Eine besondere Herausforderung bei der Entwicklung autonom fahrender Autos liegt in der richtigen Einschätzung der Systeme. Aus diesem Grund sammelt beispielsweise BMW mit einem Team aus 1.700 Spezialisten und 40 Testfahrzeugen riesige Datenmengen aus dem Straßenverkehr. Die künstliche Intelligenz hinter dem autonomen Fahren muss lernen, was sich der Mensch durch Erfahrung angeeignet hat – denn eine Fehleinschätzung wäre lebensbedrohlich. Der wissenschaftliche Direktor für simulierte Realität am Deutschen Forschungszentrum für Künstliche Intelligenz (DFKI), Philipp Slusallek, bringt es auf den Punkt: „Die größte technische Herausforderung liegt aktuell darin, dass wir für entsprechende KI-Systeme bisher nicht in der Lage sind, Garantien über ihr korrektes Verhalten beziehungsweise dessen Grenzen anzugeben.“

Es gibt aber auch gute Nachrichten. Christoph Stiller, Leiter des Instituts für Mess- und Regelungstechnik am Karlsruher Institut für Technologie (KIT), weiß, dass diverse Pilotprojekte der Level 4-Technologie schon zuverlässig auf der Straße funktionieren. Erprobungsfahrzeuge erkennen schon heute mit Kameras, Lidar- und Radarsensoren die Fahrzeugumgebung und können andere Verkehrsteilnehmer oder Autos mit hoher Zuverlässigkeit wahrnehmen. Man scheint also auf dem richtigen Weg zu sein.

Wie sieht die Rechtslage aus?

Das Bundesministerium für Verkehr und digitale Infrastruktur (BMVI) hat dem Deutschen Bundestag und Bundesrat Anfang 2021 den Entwurf für eine Änderung des Straßenverkehrsgesetzes zugunsten des autonomen Fahrens in Level 4 vorgelegt, die am 28. Juli 2021 in Kraft getreten ist. Damit können bundesweit in festgelegten Bereichen vollautomatisierte Fahrzeuge im Regelbetrieb des öffentlichen Straßenverkehrs fahren.

Deutschland ist damit der weltweit erste Staat, der dies erlaubt. Mit Blick auf harmonisierte internationale Standards ist das BMVI daher auch Vorreiter für die Weiterentwicklung des Rechtsrahmens auf EU- und UNECE-Ebene.

Während die Einsatzszenarien unbegrenzt sind und von Shuttle-Verkehr bis zur Beförderung von Gütern auf der ersten oder letzten Meile reichen, sind die Betriebsbereiche örtlich begrenzt.
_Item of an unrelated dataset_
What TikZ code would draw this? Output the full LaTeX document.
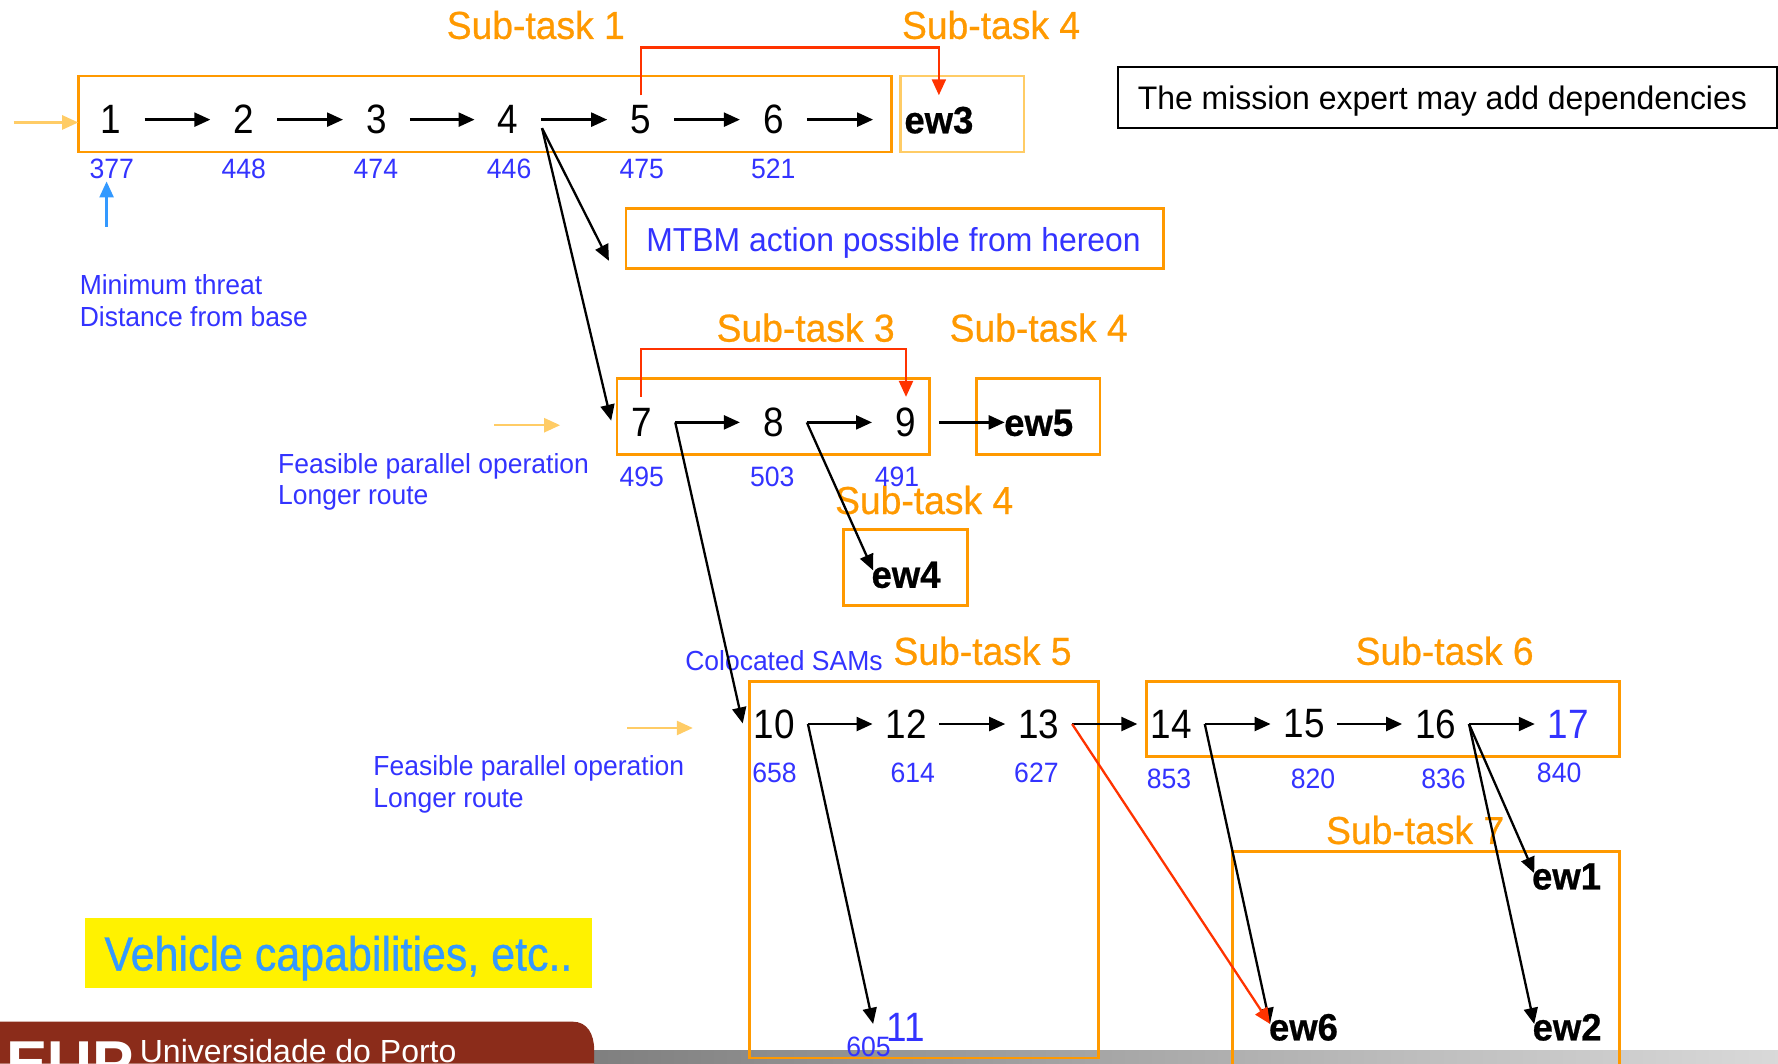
\documentclass[tikz,border=0pt]{standalone}
\usepackage{fontspec}
\usetikzlibrary{arrows.meta,shadings}
\setmainfont{Liberation Sans}
\newfontfamily\cond[FakeStretch=0.9]{Liberation Sans}
\newfontfamily\condv[FakeStretch=0.95]{Liberation Sans}
\newfontfamily\condn[FakeStretch=0.96]{Liberation Sans}
\newfontfamily\conds[FakeStretch=0.955,FakeBold=0.6]{Liberation Sans}
\newfontfamily\condh[FakeStretch=0.895,FakeBold=0.7]{Liberation Sans}
\newfontfamily\condw[FakeStretch=0.96,FakeBold=0.6]{Liberation Sans}
\newfontfamily\condm[FakeStretch=0.98]{Liberation Sans}
\definecolor{orng}{HTML}{FF9900}
\definecolor{lorng}{HTML}{FFCC66}
\definecolor{blu}{HTML}{3333FF}
\definecolor{sky}{HTML}{3399FF}
\definecolor{redl}{HTML}{FF3300}
\definecolor{brick}{HTML}{8B2C1A}
\tikzset{
  x=0.567pt,y=-0.567pt,
  >={Triangle[length=8pt,width=7pt]},
  bx/.style 2 args={minimum width=#1*0.567pt,minimum height=#2*0.567pt,inner sep=0,outer sep=0},
  obox/.style={draw=orng,line width=1.35pt},
  num/.style={font=\cond\fontsize{20.5}{24}\selectfont,minimum width=33.45pt,inner sep=0,outer sep=0,text=black},
  bnum/.style={num,text=blu},
  val/.style={font=\condv\fontsize{14}{16}\selectfont,text=blu,inner sep=0},
  note/.style={font=\condn\fontsize{13.8}{16}\selectfont,text=blu,inner sep=0,anchor=west},
  sub/.style={font=\conds\fontsize{19.5}{22}\selectfont,text=orng,inner sep=0},
  ew/.style={font=\condw\bfseries\fontsize{19}{22}\selectfont,text=black,inner sep=0},
  blk/.style={->,line width=1.15pt,black},
  redc/.style={line width=1.15pt,redl},
}
\begin{document}
\begin{tikzpicture}
\clip (0,0) rectangle (1568,938);
% footer
\shade[left color=black!50,right color=black!15] (524,926) rectangle (1568,938);
\fill[brick] (0,901) -- (505,901) .. controls (518,901) and (524,912) .. (524,926) -- (524,938) -- (0,938) -- cycle;
\node[font=\bfseries\fontsize{31}{31}\selectfont,text=white,inner sep=0,anchor=north west] (logo) at (5,918) {EUP};
\node[font=\fontsize{16}{18}\selectfont,text=white,inner sep=0,anchor=west] (univ) at (123,927) {Universidade do Porto};
\node[fill=yellow,bx={447}{61}] (veh) at (298.5,840.5) {};
\node[font=\condh\fontsize{24}{28}\selectfont,text=sky,inner sep=0] (vehT) at (298.5,845) {Vehicle capabilities, etc..};
% boxes
\node[obox,bx={717}{67}] (box1) at (427.5,100.5) {};
\node[draw=lorng,line width=1.35pt,bx={109}{67}] (box4a) at (848.5,100.5) {};
\node[draw=black,line width=1.1pt,bx={581}{54}] (mission) at (1276.5,86) {};
\node[obox,bx={474}{53}] (mtbm) at (789,210.5) {};
\node[obox,bx={276}{67}] (box3) at (682,367.5) {};
\node[obox,bx={109}{67}] (box4b) at (915.5,367.5) {};
\node[obox,bx={109}{67}] (box4c) at (798.5,500.5) {};
\node[obox,bx={308}{332}] (box5) at (815,767) {};
\node[obox,bx={417}{66}] (box6) at (1219.5,634) {};
\node[obox,bx={341}{230}] (box7) at (1257.5,866) {};
% texts
\node[font=\condm\fontsize{16.3}{19}\selectfont,inner sep=0] (missionT) at (1272,89) {The mission expert may add dependencies};
\node[font=\condn\fontsize{16.6}{19}\selectfont,text=blu,inner sep=0] (mtbmT) at (788,214) {MTBM action possible from hereon};
\node[sub] (s1) at (472.5,22) {Sub-task 1};
\node[sub] (s4a) at (874,22) {Sub-task 4};
\node[sub] (s3) at (710.5,289) {Sub-task 3};
\node[sub] (s4b) at (916,289) {Sub-task 4};
\node[sub] (s4c) at (815,441) {Sub-task 4};
\node[sub] (s5) at (866.5,574) {Sub-task 5};
\node[sub] (s6) at (1274,574) {Sub-task 6};
\node[sub] (s7) at (1248,732) {Sub-task 7};
% numbered tasks
\node[num] (n1) at (98,105.5) {1};
\node[num] (n2) at (215,105.5) {2};
\node[num] (n3) at (332,105.5) {3};
\node[num] (n4) at (448,105.5) {4};
\node[num] (n5) at (565,105.5) {5};
\node[num] (n6) at (682,105.5) {6};
\node[num] (n7) at (566,372.5) {7};
\node[num] (n8) at (682,372.5) {8};
\node[num] (n9) at (798.5,372.5) {9};
\node[num] (n10) at (683,638.5) {10};
\node[num] (n12) at (799,638.5) {12};
\node[num] (n13) at (916,638.5) {13};
\node[num] (n14) at (1033,638.5) {14};
\node[num] (n15) at (1150,638.5) {15};
\node[num] (n16) at (1266,638.5) {16};
\node[bnum] (n17) at (1383,638.5) {17};
\node[bnum] (n11) at (799,906) {11};
% ew
\node[ew] (ew3) at (828,106) {ew3};
\node[ew] (ew5) at (916,373) {ew5};
\node[ew] (ew4) at (799,507) {ew4};
\node[ew] (ew1) at (1381.5,773) {ew1};
\node[ew] (ew6) at (1149.5,906) {ew6};
\node[ew] (ew2) at (1382,906) {ew2};
% values
\node[val] (v1) at (98.5,149) {377};
\node[val] (v2) at (215,149) {448};
\node[val] (v3) at (331.5,149) {474};
\node[val] (v4) at (449,149) {446};
\node[val] (v5) at (566,149) {475};
\node[val] (v6) at (682,149) {521};
\node[val] (v7) at (566,420.5) {495};
\node[val] (v8) at (681,420.5) {503};
\node[val] (v9) at (791,420.5) {491};
\node[val] (v10) at (683,682) {658};
\node[val] (v12) at (805,682) {614};
\node[val] (v13) at (914,682) {627};
\node[val] (v14) at (1031,687) {853};
\node[val] (v15) at (1158,687) {820};
\node[val] (v16) at (1273,687) {836};
\node[val] (v17) at (1375,682) {840};
\node[val] (v11) at (766,923) {605};
% notes
\node[note] (m1) at (70,251) {Minimum threat};
\node[note] (m2) at (70,279) {Distance from base};
\node[note] (f1) at (245,411) {Feasible parallel operation};
\node[note] (f2) at (245,439) {Longer route};
\node[note] (f3) at (329,678) {Feasible parallel operation};
\node[note] (f4) at (329,706) {Longer route};
\node[note] (col) at (604,583) {Colocated SAMs};
% free ends
\coordinate (a0) at (12,108); \coordinate (a1) at (69,108);
\coordinate (b0) at (436,375); \coordinate (b1) at (494,375);
\coordinate (c0) at (553,642); \coordinate (c1) at (611,642);
\coordinate (u0) at (94,200); \coordinate (u1) at (94,160);
\coordinate (e3) at (770,105.5);
\coordinate (e5) at (886,372.5);
\coordinate (e14) at (1003,638.5);
\coordinate (p4a) at (478,113);
\coordinate (p4b) at (478,113);
\coordinate (tm) at (537,230);
\coordinate (t7) at (539,371);
\coordinate (t4) at (770,503);
\coordinate (t10) at (655,638);
\coordinate (t11) at (770,903);
\coordinate (te6) at (1120,903);
\coordinate (te1) at (1353,770);
\coordinate (te2) at (1353,903);
\coordinate (r5) at (565,84); \coordinate (r5u) at (565,42); \coordinate (r3u) at (828,42); \coordinate (r3) at (828,84);
\coordinate (r7) at (565,350); \coordinate (r7u) at (565,308); \coordinate (r9u) at (799,308); \coordinate (r9) at (799,350);
% connectors
\draw[lorng,line width=1.2pt,->] (a0) -- (a1);
\draw[lorng,line width=1.2pt,->] (b0) -- (b1);
\draw[lorng,line width=1.2pt,->] (c0) -- (c1);
\draw[sky,line width=1.2pt,->] (u0) -- (u1);
\draw[redc,->] (r5) -- (r5u) -- (r3u) -- (r3);
\draw[redc,->] (r7) -- (r7u) -- (r9u) -- (r9);
\foreach \a/\b in {n1/n2,n2/n3,n3/n4,n4/n5,n5/n6,n7/n8,n8/n9,n10/n12,n12/n13,n14/n15,n15/n16,n16/n17}
  \draw[blk] (\a.east) -- (\b.west);
\draw[blk] (n6.east) -- (e3);
\draw[blk] (n9.east) -- (e5);
\draw[blk] (n13.east) -- (e14);
\draw[blk] (p4a) -- (tm);
\draw[blk] (p4b) -- (t7);
\draw[blk] (n8.east) -- (t4);
\draw[blk] (n7.east) -- (t10);
\draw[blk] (n10.east) -- (t11);
\draw[blk] (n14.east) -- (te6);
\draw[blk] (n16.east) -- (te1);
\draw[blk] (n16.east) -- (te2);
\draw[redc,->] (n13.east) -- (te6);
\end{tikzpicture}
\end{document}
Auf umständliche Einzelgenehmigungen oder Ausnahmen kann somit verzichtet werden, sofern die Fahrzeuge im festgelegten Betriebsbereich fahren.

Autonomes Fahren – wo stehen wir heute?

Es sind heute schon kleinere vollautonome Busse unter anderem in Berlin und Kopenhagen unterwegs. Diese Busse fahren zwar langsam, sollen aber schneller fahren können, sobald sie ausreichend getestet wurden. Auch in vielen anderen Städten Deutschlands laufen Projekte mit autonom fahrenden Bussen. In Braunschweig war von 2010 bis 2020 ein selbstfahrendes Auto vom Institut für Regelungstechnik in der Stadt unterwegs. „Leonie“ fuhr mit bis zu 60 km/h autonom im Stadtverkehr und hat sich mit Hilfe von Satelliten und Sensorik orientiert. Ein Startschuss, denn die Forschung am Niedersächsischen Forschungszentrum Fahrzeugtechnik geht weiter.

Familie fährt im Auto

Wie die aktuelle Gesetzesanpassung zeigt, sind auch die politischen Bestrebungen groß, Deutschland beim Thema automatisiertes und vernetztes Fahren voranzubringen und sich die Vorreiterrolle zu sichern. Wir sind also gespannt, wann wir Menschen hinter dem Lenkrad sehen, die anderes tun, als Auto fahren.